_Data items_
○ ○ ○ ○ ○
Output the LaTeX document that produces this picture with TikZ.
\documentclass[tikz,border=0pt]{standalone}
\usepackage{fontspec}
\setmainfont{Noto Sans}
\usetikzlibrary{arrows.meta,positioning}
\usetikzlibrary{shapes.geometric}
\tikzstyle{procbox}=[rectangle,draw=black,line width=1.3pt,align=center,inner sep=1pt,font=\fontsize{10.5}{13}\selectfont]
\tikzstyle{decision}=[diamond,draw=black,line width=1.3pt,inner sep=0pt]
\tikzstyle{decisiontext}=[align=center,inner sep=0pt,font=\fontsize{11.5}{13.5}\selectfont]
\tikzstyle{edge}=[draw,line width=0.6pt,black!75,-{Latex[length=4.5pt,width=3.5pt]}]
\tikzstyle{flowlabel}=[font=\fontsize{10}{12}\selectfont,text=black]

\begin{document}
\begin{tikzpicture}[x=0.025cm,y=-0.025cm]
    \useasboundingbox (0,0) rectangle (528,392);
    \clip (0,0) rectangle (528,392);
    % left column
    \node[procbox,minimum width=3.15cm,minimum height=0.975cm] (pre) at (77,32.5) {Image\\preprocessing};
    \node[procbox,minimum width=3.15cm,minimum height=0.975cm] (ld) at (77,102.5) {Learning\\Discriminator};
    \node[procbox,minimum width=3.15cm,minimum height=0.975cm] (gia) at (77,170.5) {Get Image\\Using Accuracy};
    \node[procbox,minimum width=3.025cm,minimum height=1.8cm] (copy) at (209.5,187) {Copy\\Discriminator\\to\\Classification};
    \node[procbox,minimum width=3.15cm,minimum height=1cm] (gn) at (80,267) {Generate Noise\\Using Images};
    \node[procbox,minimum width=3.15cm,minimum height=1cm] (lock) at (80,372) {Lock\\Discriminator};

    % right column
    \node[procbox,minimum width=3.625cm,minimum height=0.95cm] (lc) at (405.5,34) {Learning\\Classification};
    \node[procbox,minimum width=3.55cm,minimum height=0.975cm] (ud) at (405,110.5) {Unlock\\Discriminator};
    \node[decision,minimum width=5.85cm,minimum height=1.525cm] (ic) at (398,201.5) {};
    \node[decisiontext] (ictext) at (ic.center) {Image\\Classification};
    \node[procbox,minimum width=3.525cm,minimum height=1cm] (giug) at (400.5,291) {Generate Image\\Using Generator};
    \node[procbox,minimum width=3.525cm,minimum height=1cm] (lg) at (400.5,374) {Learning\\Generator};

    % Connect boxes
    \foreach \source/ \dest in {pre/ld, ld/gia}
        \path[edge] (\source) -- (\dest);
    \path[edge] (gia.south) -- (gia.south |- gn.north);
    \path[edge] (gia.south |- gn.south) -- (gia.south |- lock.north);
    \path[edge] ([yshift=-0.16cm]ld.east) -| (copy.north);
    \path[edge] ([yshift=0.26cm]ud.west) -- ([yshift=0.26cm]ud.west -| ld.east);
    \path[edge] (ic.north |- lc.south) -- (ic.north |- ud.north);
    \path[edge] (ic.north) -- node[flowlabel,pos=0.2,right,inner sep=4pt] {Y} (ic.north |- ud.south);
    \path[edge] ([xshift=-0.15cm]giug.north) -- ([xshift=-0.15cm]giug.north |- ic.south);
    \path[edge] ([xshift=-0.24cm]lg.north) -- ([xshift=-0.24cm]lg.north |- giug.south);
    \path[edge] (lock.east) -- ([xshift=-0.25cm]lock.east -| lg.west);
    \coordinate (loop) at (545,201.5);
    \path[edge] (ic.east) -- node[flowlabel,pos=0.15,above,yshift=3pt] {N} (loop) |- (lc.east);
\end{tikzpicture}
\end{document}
○ ○ ○ ○ ○
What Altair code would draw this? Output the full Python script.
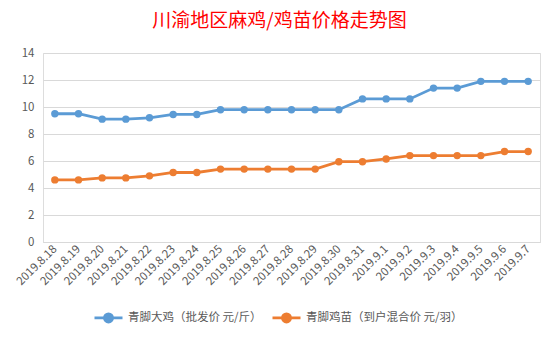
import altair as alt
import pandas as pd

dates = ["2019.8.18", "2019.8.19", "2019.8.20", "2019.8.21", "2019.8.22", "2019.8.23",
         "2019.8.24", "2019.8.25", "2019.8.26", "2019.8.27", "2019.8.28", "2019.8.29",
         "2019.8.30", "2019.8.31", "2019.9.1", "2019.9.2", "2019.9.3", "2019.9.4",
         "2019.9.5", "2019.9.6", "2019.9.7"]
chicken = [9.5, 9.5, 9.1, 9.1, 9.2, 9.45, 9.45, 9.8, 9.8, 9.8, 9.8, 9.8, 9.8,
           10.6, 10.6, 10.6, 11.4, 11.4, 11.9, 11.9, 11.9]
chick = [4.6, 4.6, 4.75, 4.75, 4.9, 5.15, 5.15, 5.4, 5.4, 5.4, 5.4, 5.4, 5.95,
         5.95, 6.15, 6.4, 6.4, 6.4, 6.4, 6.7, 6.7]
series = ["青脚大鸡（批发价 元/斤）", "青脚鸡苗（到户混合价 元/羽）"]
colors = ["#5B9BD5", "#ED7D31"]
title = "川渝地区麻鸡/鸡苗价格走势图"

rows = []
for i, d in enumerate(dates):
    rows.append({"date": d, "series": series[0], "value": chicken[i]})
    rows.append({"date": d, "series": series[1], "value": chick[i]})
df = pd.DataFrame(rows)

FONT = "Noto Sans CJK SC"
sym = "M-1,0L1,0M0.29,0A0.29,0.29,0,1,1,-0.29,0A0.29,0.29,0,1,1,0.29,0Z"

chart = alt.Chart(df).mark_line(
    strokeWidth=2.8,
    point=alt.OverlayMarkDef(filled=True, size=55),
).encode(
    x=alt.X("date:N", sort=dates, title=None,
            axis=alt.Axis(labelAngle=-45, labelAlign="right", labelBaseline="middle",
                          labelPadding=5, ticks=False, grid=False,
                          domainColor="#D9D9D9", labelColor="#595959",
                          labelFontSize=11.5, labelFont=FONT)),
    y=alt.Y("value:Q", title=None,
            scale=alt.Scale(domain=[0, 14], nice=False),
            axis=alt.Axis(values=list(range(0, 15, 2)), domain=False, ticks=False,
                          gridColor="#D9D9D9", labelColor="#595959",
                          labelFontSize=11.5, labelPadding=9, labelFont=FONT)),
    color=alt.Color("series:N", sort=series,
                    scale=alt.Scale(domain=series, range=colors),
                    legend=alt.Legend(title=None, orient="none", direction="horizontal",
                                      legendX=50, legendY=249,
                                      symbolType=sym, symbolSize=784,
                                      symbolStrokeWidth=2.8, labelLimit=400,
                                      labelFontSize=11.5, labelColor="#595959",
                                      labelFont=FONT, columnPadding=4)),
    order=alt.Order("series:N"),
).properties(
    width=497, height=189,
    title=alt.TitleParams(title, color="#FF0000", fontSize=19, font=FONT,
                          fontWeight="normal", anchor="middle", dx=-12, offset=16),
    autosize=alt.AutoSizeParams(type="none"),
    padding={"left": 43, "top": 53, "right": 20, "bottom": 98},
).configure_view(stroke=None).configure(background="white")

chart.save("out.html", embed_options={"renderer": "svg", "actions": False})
○ ○ ○ ○ ○
_Exercise_
Look above for the line with "What Altair code" and the line with "import pandas as pd", then copy exactly the lines from the first through the second, both kept, with no pictures.

_Written response_
What Altair code would draw this? Output the full Python script.
import altair as alt
import pandas as pd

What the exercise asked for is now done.